Problem statement:
Print the material below exactly as it stands, please, from its first line to the line holding "groups_B = ['Control', '10", with no pictures.
☆ ☆ ☆ ☆ ☆ ☆ ☆
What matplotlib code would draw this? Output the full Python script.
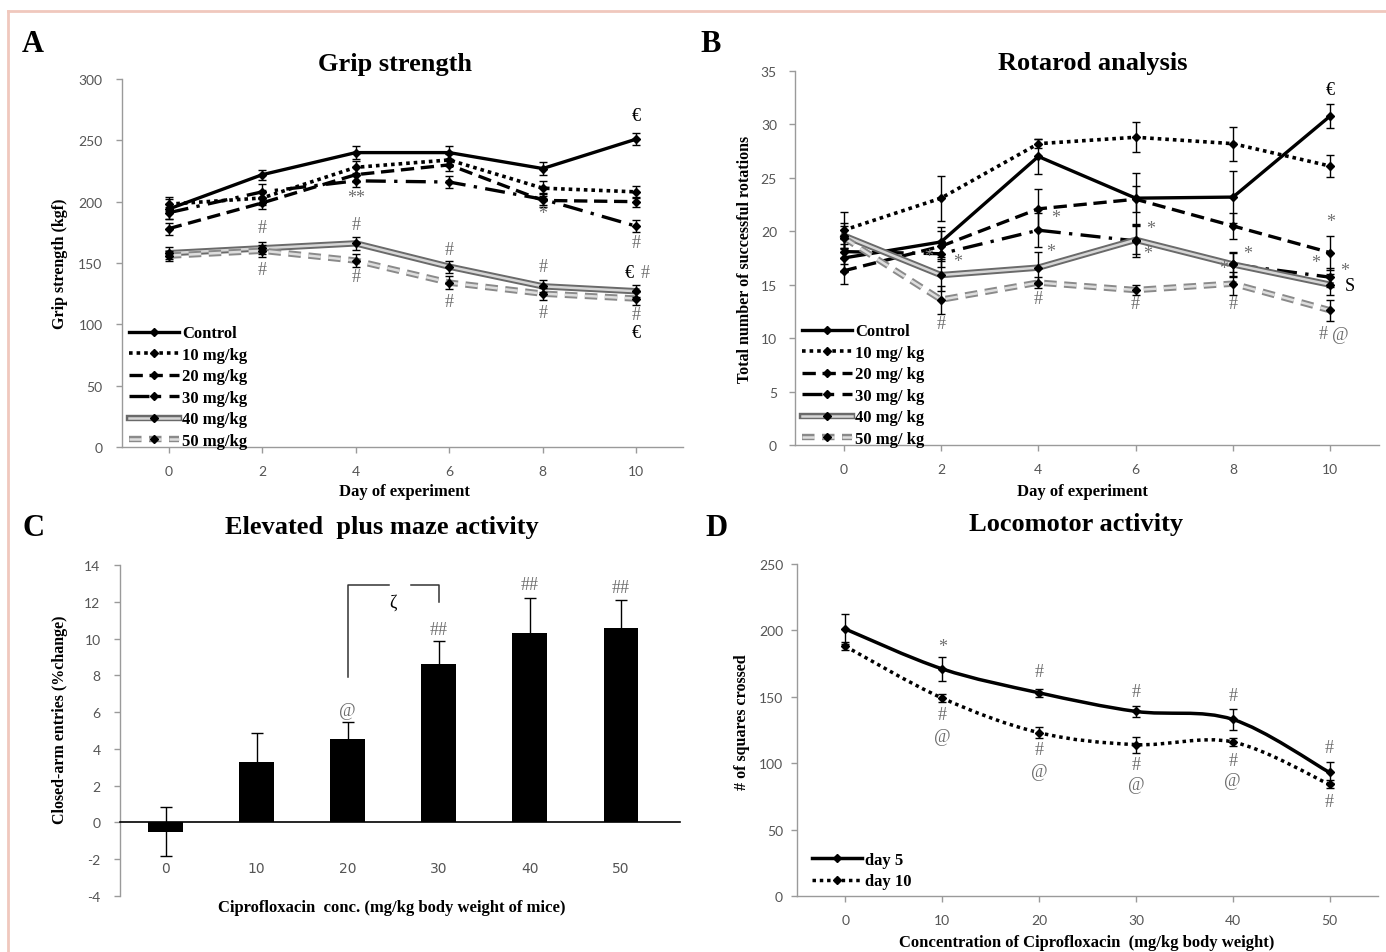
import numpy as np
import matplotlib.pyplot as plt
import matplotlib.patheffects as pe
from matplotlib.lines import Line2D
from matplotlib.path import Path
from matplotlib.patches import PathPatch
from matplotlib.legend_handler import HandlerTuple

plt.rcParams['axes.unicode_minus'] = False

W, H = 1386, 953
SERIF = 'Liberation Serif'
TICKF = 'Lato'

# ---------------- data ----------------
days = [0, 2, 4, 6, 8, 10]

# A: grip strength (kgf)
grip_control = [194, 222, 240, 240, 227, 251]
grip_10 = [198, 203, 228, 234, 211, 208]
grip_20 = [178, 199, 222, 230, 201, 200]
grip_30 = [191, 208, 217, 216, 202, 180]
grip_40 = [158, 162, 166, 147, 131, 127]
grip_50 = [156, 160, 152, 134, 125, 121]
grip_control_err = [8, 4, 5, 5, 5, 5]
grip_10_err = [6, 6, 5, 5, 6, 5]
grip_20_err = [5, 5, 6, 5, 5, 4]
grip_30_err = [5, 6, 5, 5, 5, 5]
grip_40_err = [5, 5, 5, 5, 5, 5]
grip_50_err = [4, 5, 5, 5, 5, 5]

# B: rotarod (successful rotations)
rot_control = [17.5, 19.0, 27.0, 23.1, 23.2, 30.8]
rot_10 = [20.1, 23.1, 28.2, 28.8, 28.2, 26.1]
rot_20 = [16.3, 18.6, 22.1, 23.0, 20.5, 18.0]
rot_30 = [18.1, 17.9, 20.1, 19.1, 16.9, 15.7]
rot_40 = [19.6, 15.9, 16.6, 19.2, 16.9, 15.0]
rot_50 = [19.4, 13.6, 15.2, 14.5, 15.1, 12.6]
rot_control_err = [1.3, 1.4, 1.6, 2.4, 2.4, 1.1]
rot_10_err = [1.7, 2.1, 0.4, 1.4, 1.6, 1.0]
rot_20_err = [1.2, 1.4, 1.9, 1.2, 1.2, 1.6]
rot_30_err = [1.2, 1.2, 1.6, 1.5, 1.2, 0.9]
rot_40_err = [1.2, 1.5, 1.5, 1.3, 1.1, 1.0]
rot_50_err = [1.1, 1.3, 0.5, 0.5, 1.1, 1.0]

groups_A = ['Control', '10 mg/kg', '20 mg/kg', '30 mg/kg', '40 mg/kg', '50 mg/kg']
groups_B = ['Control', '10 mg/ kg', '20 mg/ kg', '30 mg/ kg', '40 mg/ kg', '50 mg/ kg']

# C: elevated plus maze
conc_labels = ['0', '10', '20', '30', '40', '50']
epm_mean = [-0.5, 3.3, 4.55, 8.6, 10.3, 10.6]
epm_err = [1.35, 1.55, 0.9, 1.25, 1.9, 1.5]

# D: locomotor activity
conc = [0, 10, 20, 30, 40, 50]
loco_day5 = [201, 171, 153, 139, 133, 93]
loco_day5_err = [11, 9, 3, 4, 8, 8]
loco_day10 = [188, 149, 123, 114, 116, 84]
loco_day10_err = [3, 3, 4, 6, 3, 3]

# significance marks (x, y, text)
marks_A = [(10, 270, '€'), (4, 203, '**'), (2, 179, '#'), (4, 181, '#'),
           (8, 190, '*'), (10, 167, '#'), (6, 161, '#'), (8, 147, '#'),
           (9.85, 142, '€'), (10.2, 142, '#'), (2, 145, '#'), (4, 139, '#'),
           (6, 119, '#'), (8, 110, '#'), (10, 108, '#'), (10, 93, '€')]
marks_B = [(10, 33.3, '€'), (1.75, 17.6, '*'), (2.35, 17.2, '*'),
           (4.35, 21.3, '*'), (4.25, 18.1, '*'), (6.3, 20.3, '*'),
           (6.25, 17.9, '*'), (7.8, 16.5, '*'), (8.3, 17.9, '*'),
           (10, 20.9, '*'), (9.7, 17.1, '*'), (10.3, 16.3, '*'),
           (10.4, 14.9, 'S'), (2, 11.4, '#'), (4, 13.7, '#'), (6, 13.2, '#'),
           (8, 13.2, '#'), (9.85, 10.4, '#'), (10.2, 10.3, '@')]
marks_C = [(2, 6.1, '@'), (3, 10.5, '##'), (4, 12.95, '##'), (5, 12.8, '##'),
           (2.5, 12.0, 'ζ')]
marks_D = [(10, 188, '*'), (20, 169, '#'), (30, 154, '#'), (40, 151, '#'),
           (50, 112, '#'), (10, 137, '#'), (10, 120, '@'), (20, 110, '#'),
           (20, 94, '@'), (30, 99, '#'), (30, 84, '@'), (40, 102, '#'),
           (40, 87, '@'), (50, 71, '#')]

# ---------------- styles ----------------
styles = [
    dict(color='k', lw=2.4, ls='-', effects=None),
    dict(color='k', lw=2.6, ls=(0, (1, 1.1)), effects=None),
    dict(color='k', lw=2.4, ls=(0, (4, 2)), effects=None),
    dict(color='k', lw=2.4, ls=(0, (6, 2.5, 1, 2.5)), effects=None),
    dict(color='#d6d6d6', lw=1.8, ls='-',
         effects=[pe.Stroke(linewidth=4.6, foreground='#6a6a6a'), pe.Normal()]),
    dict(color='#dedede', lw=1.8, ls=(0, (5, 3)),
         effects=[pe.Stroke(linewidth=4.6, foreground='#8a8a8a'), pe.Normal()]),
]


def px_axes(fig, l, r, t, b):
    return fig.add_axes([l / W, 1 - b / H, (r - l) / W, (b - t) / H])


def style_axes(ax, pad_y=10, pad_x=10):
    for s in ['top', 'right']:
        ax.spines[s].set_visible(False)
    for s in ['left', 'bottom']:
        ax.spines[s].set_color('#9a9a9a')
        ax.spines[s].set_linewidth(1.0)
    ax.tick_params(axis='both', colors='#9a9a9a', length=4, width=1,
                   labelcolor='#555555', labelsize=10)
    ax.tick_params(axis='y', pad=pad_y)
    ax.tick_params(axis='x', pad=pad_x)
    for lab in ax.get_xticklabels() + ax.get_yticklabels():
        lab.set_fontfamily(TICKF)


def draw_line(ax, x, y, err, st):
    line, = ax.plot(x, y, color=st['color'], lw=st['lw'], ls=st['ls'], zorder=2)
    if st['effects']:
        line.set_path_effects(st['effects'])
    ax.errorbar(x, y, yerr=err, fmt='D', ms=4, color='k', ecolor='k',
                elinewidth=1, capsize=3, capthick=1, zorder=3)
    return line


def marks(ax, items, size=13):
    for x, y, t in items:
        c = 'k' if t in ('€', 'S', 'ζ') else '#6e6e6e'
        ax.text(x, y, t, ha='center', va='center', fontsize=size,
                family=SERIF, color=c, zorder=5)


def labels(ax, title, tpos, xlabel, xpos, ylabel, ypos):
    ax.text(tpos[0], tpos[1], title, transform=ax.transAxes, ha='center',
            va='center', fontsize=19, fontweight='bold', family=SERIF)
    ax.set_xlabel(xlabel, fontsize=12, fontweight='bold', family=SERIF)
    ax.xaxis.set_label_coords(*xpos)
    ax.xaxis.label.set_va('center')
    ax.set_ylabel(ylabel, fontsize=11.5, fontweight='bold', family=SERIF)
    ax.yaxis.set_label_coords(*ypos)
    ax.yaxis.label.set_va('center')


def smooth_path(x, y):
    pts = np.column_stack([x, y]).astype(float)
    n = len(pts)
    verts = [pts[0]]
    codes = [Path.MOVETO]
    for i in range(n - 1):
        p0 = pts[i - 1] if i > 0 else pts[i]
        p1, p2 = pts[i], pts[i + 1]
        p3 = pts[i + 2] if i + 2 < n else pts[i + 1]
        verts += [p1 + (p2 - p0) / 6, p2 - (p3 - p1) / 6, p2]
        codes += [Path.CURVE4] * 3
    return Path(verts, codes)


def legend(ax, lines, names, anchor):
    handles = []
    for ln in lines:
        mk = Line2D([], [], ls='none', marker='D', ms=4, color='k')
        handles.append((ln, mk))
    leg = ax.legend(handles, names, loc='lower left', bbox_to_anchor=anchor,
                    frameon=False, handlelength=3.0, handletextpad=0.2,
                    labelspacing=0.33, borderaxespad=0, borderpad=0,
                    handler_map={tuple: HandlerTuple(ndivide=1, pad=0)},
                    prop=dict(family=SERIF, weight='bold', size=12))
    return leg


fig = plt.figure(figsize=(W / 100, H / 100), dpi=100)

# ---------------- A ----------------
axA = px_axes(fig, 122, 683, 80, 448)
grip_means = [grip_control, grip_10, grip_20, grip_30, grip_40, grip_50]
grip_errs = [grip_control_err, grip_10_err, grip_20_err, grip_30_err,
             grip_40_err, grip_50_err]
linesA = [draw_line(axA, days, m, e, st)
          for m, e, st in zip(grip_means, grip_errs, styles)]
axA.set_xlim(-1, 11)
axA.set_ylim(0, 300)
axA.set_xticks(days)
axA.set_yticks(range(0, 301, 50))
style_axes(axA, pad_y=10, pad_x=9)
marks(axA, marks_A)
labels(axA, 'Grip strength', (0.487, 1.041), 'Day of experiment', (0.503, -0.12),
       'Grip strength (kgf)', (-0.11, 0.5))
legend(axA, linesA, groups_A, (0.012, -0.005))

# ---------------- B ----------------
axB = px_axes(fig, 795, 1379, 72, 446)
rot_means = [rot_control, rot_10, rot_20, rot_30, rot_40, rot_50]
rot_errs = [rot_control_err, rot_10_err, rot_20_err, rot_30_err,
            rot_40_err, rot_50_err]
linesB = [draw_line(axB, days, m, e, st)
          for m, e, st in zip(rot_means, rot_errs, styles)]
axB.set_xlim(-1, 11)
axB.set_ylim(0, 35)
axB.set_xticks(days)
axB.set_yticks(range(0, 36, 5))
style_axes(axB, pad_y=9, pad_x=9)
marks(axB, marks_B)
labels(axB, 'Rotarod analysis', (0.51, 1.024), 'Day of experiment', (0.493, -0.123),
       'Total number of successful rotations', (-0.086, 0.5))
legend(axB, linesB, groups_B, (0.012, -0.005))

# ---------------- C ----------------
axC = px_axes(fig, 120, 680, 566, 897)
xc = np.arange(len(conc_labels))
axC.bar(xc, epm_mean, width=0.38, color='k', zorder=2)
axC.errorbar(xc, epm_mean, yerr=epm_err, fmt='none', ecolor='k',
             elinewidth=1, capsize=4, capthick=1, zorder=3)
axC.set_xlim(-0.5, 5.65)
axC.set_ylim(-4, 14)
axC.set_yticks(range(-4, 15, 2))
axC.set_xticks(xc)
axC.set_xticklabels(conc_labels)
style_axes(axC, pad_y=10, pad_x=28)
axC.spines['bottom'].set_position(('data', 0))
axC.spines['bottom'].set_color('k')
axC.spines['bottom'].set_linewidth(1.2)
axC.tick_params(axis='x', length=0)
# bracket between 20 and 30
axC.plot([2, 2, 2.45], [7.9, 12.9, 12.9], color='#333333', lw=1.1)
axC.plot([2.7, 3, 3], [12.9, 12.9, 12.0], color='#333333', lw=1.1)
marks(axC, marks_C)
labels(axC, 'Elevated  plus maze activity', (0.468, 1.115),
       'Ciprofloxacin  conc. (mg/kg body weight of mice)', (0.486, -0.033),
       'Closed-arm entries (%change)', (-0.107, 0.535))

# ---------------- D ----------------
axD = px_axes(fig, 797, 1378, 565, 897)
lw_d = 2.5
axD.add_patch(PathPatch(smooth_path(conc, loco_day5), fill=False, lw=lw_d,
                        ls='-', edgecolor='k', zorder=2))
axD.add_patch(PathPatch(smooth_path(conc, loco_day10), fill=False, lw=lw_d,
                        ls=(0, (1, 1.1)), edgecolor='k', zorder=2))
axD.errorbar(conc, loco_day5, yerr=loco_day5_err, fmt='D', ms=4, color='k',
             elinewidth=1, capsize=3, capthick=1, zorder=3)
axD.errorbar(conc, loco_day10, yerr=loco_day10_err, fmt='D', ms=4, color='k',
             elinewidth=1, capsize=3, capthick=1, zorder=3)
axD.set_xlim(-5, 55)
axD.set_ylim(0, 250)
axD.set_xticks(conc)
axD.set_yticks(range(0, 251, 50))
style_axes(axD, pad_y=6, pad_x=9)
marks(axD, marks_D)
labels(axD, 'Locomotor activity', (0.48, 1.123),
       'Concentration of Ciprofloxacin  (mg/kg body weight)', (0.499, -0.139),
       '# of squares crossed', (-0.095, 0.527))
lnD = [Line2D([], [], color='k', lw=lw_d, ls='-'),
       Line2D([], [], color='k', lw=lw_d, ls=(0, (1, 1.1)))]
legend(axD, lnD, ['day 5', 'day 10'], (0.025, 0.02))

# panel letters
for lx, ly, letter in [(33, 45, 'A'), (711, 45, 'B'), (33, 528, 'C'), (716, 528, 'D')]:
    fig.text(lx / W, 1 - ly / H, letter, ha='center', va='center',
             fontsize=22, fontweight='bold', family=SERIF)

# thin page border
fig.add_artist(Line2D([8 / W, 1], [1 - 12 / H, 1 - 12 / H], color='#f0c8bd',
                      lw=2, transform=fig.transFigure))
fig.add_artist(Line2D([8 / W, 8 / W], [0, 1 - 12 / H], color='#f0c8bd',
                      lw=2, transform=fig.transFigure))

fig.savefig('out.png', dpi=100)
☆ ☆ ☆ ☆ ☆ ☆ ☆
Solution:
What matplotlib code would draw this? Output the full Python script.
import numpy as np
import matplotlib.pyplot as plt
import matplotlib.patheffects as pe
from matplotlib.lines import Line2D
from matplotlib.path import Path
from matplotlib.patches import PathPatch
from matplotlib.legend_handler import HandlerTuple

plt.rcParams['axes.unicode_minus'] = False

W, H = 1386, 953
SERIF = 'Liberation Serif'
TICKF = 'Lato'

# ---------------- data ----------------
days = [0, 2, 4, 6, 8, 10]

# A: grip strength (kgf)
grip_control = [194, 222, 240, 240, 227, 251]
grip_10 = [198, 203, 228, 234, 211, 208]
grip_20 = [178, 199, 222, 230, 201, 200]
grip_30 = [191, 208, 217, 216, 202, 180]
grip_40 = [158, 162, 166, 147, 131, 127]
grip_50 = [156, 160, 152, 134, 125, 121]
grip_control_err = [8, 4, 5, 5, 5, 5]
grip_10_err = [6, 6, 5, 5, 6, 5]
grip_20_err = [5, 5, 6, 5, 5, 4]
grip_30_err = [5, 6, 5, 5, 5, 5]
grip_40_err = [5, 5, 5, 5, 5, 5]
grip_50_err = [4, 5, 5, 5, 5, 5]

# B: rotarod (successful rotations)
rot_control = [17.5, 19.0, 27.0, 23.1, 23.2, 30.8]
rot_10 = [20.1, 23.1, 28.2, 28.8, 28.2, 26.1]
rot_20 = [16.3, 18.6, 22.1, 23.0, 20.5, 18.0]
rot_30 = [18.1, 17.9, 20.1, 19.1, 16.9, 15.7]
rot_40 = [19.6, 15.9, 16.6, 19.2, 16.9, 15.0]
rot_50 = [19.4, 13.6, 15.2, 14.5, 15.1, 12.6]
rot_control_err = [1.3, 1.4, 1.6, 2.4, 2.4, 1.1]
rot_10_err = [1.7, 2.1, 0.4, 1.4, 1.6, 1.0]
rot_20_err = [1.2, 1.4, 1.9, 1.2, 1.2, 1.6]
rot_30_err = [1.2, 1.2, 1.6, 1.5, 1.2, 0.9]
rot_40_err = [1.2, 1.5, 1.5, 1.3, 1.1, 1.0]
rot_50_err = [1.1, 1.3, 0.5, 0.5, 1.1, 1.0]

groups_A = ['Control', '10 mg/kg', '20 mg/kg', '30 mg/kg', '40 mg/kg', '50 mg/kg']
groups_B = ['Control', '10 mg/ kg', '20 mg/ kg', '30 mg/ kg', '40 mg/ kg', '50 mg/ kg']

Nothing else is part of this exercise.